Find the lines with the string "TikZ" and return them.

→ Provided records
** START **

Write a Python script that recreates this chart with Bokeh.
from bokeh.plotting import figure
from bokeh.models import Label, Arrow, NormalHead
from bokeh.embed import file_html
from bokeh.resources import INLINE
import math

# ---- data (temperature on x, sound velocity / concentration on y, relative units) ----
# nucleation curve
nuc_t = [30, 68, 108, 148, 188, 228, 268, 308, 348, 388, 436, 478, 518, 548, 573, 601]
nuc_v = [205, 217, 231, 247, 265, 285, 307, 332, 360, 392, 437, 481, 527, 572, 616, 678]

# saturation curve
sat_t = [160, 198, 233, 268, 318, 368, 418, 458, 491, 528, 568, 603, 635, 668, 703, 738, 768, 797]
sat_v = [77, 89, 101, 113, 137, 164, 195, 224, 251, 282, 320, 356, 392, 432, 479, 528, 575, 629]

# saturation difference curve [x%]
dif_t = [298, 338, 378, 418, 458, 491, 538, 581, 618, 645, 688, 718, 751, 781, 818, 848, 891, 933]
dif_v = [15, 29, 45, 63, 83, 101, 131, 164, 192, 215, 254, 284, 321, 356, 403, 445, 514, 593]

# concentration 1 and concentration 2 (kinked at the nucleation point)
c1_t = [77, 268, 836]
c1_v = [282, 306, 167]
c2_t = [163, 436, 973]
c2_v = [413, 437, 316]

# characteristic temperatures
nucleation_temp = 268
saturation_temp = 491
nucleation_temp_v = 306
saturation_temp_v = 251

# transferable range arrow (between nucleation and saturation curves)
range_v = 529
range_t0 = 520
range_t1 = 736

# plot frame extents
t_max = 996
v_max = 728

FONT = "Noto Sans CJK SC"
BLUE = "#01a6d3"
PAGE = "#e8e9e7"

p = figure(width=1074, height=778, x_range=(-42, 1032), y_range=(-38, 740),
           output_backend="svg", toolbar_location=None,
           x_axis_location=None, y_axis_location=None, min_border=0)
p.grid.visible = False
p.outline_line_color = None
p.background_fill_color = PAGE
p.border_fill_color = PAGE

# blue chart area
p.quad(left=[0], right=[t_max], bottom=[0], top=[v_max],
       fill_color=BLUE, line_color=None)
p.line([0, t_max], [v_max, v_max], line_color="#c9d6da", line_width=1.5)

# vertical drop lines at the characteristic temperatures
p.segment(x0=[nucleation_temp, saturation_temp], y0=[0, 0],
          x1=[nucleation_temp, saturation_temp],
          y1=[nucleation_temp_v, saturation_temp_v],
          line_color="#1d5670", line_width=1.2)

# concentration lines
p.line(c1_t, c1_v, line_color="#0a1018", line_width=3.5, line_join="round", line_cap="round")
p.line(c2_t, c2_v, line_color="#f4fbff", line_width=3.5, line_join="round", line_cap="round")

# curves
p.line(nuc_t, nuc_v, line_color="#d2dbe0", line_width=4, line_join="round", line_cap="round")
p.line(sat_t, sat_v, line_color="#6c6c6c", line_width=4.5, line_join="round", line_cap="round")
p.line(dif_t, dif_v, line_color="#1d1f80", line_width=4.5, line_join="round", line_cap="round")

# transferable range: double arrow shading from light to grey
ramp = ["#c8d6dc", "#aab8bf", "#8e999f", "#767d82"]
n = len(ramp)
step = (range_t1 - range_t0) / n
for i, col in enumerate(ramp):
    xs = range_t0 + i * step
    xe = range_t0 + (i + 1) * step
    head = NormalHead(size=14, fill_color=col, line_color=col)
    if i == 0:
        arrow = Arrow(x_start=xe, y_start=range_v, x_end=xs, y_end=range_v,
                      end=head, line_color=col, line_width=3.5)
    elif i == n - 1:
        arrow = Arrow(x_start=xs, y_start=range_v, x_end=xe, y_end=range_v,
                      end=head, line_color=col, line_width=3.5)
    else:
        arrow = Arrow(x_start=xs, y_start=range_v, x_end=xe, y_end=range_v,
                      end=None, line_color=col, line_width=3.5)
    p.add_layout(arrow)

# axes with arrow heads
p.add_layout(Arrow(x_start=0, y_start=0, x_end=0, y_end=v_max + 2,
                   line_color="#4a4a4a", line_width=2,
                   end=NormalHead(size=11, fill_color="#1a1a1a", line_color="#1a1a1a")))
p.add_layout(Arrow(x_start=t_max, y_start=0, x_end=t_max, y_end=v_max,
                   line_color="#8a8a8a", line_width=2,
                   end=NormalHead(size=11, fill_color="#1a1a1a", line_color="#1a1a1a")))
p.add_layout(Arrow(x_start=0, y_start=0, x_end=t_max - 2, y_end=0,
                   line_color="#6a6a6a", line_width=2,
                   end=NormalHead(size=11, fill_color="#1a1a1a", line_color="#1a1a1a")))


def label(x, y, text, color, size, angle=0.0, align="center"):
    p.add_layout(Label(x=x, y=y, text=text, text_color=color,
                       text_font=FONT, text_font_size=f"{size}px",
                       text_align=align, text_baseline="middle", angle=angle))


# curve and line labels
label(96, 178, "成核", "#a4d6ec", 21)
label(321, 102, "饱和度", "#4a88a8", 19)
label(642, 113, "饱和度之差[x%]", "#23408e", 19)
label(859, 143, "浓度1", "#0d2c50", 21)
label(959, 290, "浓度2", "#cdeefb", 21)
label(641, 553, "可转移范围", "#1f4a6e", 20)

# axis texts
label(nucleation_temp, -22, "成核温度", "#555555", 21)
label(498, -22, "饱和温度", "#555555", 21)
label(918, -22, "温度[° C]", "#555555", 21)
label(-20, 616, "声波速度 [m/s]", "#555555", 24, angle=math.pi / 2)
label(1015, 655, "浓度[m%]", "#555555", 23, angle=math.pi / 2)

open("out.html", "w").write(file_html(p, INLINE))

** END **
** START **

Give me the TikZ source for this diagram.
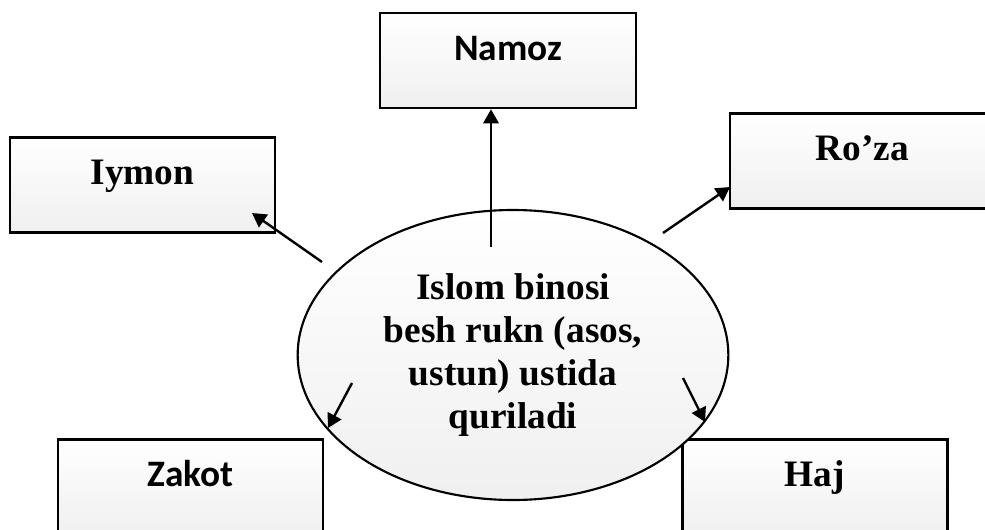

** END **
** START **

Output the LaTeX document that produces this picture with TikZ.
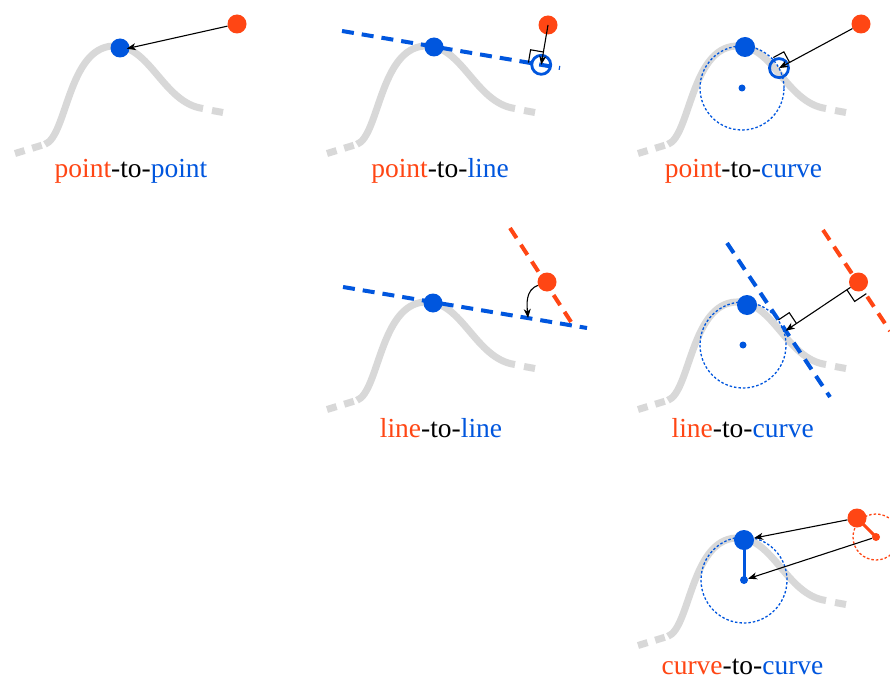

** END **

→ Task solution
Give me the TikZ source for this diagram.
Output the LaTeX document that produces this picture with TikZ.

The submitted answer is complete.